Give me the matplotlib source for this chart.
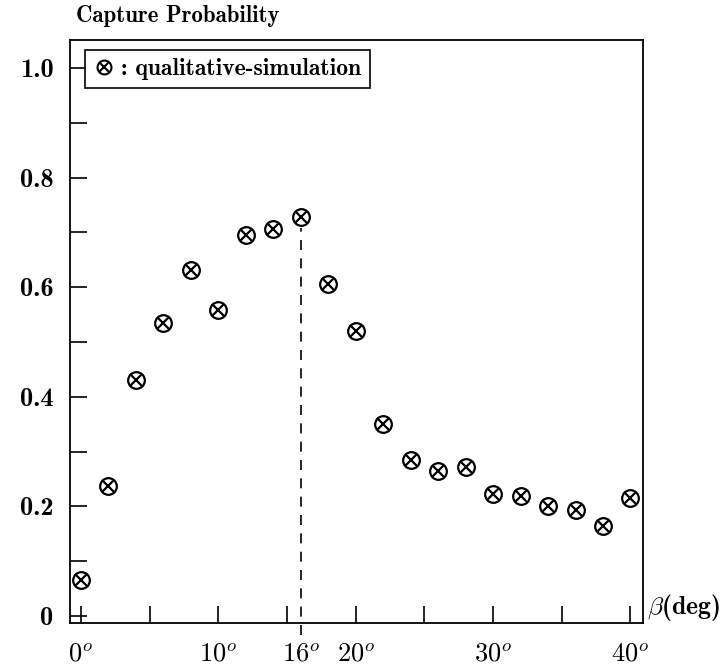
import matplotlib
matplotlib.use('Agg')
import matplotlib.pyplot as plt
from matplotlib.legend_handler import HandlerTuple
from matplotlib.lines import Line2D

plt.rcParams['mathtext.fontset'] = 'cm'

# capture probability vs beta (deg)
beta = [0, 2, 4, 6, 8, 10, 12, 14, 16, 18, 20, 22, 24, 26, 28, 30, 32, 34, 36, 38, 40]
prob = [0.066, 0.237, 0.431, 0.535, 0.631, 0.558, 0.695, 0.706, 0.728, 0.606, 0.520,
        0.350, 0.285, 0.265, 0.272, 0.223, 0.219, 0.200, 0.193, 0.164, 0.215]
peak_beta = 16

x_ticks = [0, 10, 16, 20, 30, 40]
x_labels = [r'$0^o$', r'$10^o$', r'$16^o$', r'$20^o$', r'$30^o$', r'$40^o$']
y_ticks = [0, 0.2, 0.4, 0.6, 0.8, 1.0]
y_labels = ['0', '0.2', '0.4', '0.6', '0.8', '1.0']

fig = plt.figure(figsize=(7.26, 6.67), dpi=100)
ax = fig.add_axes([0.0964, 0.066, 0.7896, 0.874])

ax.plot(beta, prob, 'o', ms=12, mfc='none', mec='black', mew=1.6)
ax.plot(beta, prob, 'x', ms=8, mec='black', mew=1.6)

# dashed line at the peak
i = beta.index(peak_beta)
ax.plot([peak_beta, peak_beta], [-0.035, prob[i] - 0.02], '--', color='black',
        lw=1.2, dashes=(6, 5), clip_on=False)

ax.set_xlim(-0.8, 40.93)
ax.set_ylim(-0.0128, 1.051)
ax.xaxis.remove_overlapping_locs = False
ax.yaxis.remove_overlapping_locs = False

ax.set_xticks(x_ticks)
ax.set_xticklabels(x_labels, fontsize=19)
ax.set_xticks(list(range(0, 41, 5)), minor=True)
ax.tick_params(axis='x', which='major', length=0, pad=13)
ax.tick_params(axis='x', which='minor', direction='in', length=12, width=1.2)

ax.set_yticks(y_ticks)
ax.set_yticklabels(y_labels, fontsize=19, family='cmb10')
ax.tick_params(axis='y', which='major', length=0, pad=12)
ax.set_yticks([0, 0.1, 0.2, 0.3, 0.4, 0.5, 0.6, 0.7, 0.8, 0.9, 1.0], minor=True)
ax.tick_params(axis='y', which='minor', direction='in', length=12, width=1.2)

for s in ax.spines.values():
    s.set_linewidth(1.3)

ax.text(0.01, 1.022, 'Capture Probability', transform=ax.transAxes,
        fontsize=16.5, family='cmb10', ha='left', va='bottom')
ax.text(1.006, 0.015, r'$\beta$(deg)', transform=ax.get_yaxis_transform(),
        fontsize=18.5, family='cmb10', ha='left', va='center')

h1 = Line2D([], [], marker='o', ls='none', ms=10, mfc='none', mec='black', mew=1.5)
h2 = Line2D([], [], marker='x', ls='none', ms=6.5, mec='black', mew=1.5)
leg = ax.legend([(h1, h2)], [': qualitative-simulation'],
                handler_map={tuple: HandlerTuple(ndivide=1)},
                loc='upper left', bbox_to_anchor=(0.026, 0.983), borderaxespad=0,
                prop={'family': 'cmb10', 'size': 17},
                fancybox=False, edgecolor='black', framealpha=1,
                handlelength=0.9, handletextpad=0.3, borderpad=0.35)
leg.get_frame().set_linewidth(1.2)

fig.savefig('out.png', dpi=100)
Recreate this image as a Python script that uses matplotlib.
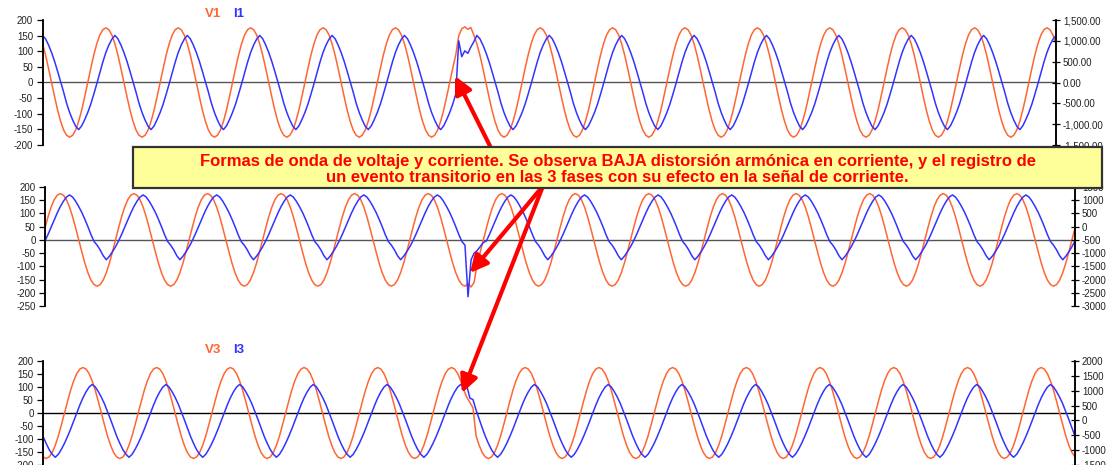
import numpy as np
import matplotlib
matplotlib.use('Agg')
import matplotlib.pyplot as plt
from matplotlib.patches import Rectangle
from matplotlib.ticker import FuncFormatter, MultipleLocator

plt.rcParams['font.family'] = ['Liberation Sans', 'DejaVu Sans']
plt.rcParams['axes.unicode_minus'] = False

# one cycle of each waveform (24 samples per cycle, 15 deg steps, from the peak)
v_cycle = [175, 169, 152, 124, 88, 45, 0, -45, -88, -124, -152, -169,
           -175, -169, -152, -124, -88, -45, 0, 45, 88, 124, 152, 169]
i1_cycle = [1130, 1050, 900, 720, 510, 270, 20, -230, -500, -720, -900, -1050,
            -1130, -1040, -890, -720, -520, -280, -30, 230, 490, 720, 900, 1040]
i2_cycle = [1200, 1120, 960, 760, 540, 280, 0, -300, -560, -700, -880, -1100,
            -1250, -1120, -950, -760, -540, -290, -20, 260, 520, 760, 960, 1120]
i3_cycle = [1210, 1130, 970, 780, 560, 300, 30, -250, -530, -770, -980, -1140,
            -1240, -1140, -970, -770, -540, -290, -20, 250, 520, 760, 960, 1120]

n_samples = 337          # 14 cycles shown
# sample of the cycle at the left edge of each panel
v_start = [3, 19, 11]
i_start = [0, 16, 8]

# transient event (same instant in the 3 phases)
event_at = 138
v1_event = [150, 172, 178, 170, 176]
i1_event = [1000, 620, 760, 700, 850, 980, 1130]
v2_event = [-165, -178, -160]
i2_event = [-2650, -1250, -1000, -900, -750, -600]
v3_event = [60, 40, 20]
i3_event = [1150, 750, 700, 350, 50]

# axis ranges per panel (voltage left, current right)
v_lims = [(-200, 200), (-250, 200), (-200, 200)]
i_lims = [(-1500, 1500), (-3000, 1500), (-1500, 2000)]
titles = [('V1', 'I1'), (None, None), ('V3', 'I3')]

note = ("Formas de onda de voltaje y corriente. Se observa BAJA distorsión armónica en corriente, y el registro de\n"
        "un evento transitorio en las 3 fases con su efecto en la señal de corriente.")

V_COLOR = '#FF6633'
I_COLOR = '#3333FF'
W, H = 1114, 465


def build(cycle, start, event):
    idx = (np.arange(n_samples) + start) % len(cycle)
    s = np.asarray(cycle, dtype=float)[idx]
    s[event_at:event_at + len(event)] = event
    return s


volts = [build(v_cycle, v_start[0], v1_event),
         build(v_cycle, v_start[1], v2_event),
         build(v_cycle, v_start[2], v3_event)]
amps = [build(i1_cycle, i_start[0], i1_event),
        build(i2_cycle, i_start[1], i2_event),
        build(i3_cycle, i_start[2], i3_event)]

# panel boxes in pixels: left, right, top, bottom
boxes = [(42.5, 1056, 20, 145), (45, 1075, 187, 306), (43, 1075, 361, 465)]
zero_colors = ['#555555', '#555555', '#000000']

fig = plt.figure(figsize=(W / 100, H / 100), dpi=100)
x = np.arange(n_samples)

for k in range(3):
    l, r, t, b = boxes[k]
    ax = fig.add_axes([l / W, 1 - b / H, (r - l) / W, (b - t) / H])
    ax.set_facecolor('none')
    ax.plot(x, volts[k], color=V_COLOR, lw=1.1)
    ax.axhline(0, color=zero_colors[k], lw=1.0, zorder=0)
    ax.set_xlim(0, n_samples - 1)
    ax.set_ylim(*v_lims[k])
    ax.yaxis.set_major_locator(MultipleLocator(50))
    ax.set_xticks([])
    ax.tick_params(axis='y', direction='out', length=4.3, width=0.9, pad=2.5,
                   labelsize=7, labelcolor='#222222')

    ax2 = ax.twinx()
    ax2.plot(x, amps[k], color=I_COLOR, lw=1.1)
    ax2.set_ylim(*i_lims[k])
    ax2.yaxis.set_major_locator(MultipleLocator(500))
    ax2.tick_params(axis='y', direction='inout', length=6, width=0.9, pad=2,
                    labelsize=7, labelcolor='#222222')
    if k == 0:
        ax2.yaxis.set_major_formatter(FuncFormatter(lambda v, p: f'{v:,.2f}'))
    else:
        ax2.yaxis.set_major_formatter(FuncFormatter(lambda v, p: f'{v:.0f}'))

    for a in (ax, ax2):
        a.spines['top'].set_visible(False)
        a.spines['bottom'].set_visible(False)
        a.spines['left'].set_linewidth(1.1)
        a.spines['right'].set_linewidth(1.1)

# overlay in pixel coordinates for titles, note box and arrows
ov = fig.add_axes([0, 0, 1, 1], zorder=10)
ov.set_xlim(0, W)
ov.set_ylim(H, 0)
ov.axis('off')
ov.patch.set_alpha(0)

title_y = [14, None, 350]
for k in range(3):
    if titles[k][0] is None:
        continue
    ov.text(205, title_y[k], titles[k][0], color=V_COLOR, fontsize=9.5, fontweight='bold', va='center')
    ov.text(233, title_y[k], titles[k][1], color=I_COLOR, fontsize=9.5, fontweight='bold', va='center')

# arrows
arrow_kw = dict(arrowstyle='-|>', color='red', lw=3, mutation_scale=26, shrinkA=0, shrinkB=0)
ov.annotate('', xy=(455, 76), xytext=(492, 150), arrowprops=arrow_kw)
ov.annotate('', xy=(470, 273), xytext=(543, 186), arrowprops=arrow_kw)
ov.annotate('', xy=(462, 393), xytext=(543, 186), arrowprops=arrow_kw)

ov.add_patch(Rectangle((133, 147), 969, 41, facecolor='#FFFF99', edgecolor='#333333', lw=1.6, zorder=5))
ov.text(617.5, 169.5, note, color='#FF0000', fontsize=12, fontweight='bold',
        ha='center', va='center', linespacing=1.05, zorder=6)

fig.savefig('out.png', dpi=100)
◇ ◇ ◇ ◇
SHORT EXERCISE —
Write out, word for word, the lines from the start of the data through the one holding "plt.rcParams['mathtext.fontset'] = 'cm'". Omit pictures.

CORRECT ANSWER —
Give me the matplotlib source for this chart.
import matplotlib
matplotlib.use('Agg')
import matplotlib.pyplot as plt
from matplotlib.legend_handler import HandlerTuple
from matplotlib.lines import Line2D

plt.rcParams['mathtext.fontset'] = 'cm'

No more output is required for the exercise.